There are 5 edicts, one is exclusive to the solo path and another one you can find by researching apparently. I guess only on the solo path you can nab all five in a single playthrough. I didn't get to do it myself because the game arbitrarily locked me out of resolving the edict of stone on my solo playthrough, but apparently it's possible.
I had the same problem, so I guess you have to choose which edict you want to solve. It also prevented me from unlocking the stone spire, so I could only get four spires.
 
I agree. I'm conflicted on the issue. On the one hand I do want these things to be filled in with DLC, and I want to support obsidian, since they are one of the only ones still making decent CRPGs at all. On the other hand I feel like for $46.2, while it has quite good worldbuilding, the game is very light on content, compared to things like planescape torment, or fallout 1, 1.5 or 2. I don't mean the ending comes too soon or the playtime is too short, but that the amount of options you get for solving quests and the reactivity of the world and your companions is just too limited.

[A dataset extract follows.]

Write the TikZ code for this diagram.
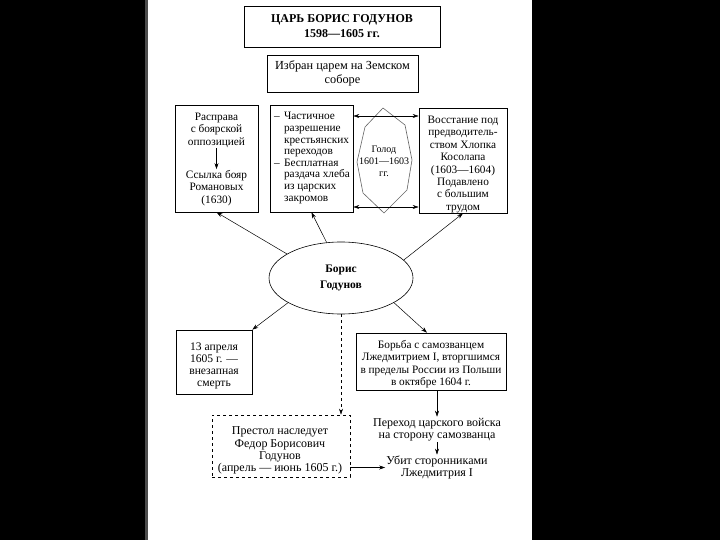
\documentclass[tikz,border=0pt]{standalone}
\usepackage{fontspec}
\setmainfont{Liberation Serif}
\usetikzlibrary{arrows.meta,shapes.geometric,calc}

\tikzset{
  box/.style={draw, line width=0.6pt, align=center, inner sep=2pt},
  tip/.style={-{Stealth[length=6pt,width=4pt]}, line width=0.5pt},
  twotip/.style={{Stealth[length=6pt,width=4pt]}-{Stealth[length=6pt,width=4pt]}, line width=0.5pt},
  txt/.style={align=center, inner sep=1pt},
}
\newcommand{\dashitem}{\makebox[11pt][l]{\kern1pt–}}
\newcommand{\hangitem}{\hspace*{11pt}}

\begin{document}
\begin{tikzpicture}[x=1pt, y=-1pt, font=\fontsize{11.3}{12.4}\selectfont]
    \useasboundingbox (0,0) rectangle (720,540);
    % Slide frame
    \fill[black] (0,0) rectangle (720,540);
    \fill[black!70] (145,0) rectangle (148,540);
    \fill[white] (148,0) rectangle (532,540);

    % Row 1: title and election
    \node[box, minimum width=196, minimum height=41, font=\fontsize{12}{15}\selectfont\bfseries] (title) at (342,26.5) {ЦАРЬ БОРИС ГОДУНОВ\\1598—1605 гг.};
    \node[box, minimum width=151, minimum height=37, font=\fontsize{12.3}{14}\selectfont] (elected) at (342.5,73.5) {Избран царем на Земском\\соборе};

    % Row 2: policy boxes
    \node[box, minimum width=83, minimum height=107] (repress) at (216.5,158.5) {};
    \node[txt] (purge) at (216.5,130) {Расправа\\с боярской\\оппозицией};
    \node[txt] (exile) at (216.5,188) {Ссылка бояр\\Романовых\\(1630)};
    \draw[tip] (purge) -- (exile);

    \node[box, minimum width=83, minimum height=107] (measures) at (311.5,158.5) {};
    \node[txt, align=left, font=\fontsize{11.3}{11.6}\selectfont] (measurestext) at (311.5,158)
        {\dashitem Частичное\\\hangitem разрешение\\\hangitem крестьянских\\\hangitem переходов\\
         \dashitem Бесплатная\\\hangitem раздача хлеба\\\hangitem из царских\\\hangitem закромов};

    % Famine shape
    \draw[black!60, line width=0.6pt] (383,108) -- (405,125) -- (412,160) -- (407,190) -- (384,213)
        -- (363,193) -- (357,162) -- (365,127) -- cycle;
    \node[txt, font=\fontsize{10}{12}\selectfont] (famine) at (384,161) {Голод\\1601—1603\\гг.};
    \coordinate (famtop) at (384,116);
    \coordinate (fambot) at (384,207);

    \node[box, minimum width=88, minimum height=105] (revolt) at (463,160.5) {};
    \node[txt] (revolttext) at (463,164.5)
        {Восстание под\\предводитель-\\ством Хлопка\\Косолапа\\(1603—1604)\\Подавлено\\с большим\\трудом};

    \draw[twotip] (measures.east |- famtop) -- (revolt.west |- famtop);
    \draw[twotip] (measures.east |- fambot) -- (revolt.west |- fambot);

    % Row 3: the tsar
    \node[draw, ellipse, line width=0.6pt, align=center, minimum width=144, minimum height=72, font=\fontsize{11.5}{15.5}\selectfont\bfseries] (boris) at (341,278) {Борис\\Годунов};

    \draw[tip] (boris.156) -- (repress.south);
    \draw[tip] (boris.112) -- (measures.south);
    \draw[tip] (boris.16) -- (revolt.south);

    % Row 4: death and the impostor
    \node[box, minimum width=76, minimum height=64] (death) at (214,362) {};
    \node[txt, font=\fontsize{11.6}{12}\selectfont] (deathtext) at (214,366) {13 апреля\\1605 г. —\\внезапная\\смерть};
    \node[box, minimum width=150, minimum height=57] (struggle) at (431,361.5) {};
    \node[txt] (struggletext) at (431,364)
        {Борьба с самозванцем\\Лжедмитрием I, вторгшимся\\в пределы России из Польши\\в октябре 1604 г.};

    \draw[tip] (boris.205) -- (death.north east);
    \draw[tip] (boris.335) -- ([xshift=-4pt]struggle.north);

    % Row 5: succession and the end
    \node[box, dashed, minimum width=138, minimum height=62] (heir) at (281,446) {};
    \node[txt, font=\fontsize{12}{12.3}\selectfont] (heirtext) at (280,450.5)
        {Престол наследует\\Федор Борисович\\Годунов\\(апрель — июнь 1605 г.)};
    \draw[tip, dashed] (boris.south) -- (boris.south |- heir.north);

    \node[txt, font=\fontsize{12}{12.3}\selectfont] (defect) at (437,429.5) {Переход царского войска\\на сторону самозванца};
    \node[txt, font=\fontsize{12}{12.3}\selectfont] (killed) at (437,467.5) {Убит сторонниками\\Лжедмитрия I};

    \draw[tip] (struggle.south -| defect.north) -- (defect.north);
    \draw[tip] (defect) -- (killed);
    \draw[tip] (heir.east |- killed.west) -- (killed.west);
\end{tikzpicture}
\end{document}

I don't really want to throw more money at it to get the game I feel it should have been in the first place. I don't think they are going to fill in content with patches. Would be nice, but Obsidian is not CDPR.

Yeah, I'm definitely not spending any money on DLC as long as the game remains in it's current state. It is, and I say this without a shred of irony or hyperbole, on a level I'd expect from an early access or open beta title. The potential is there, and the framework is there, and there's a hint of what the game could become, but it's just not a finished product.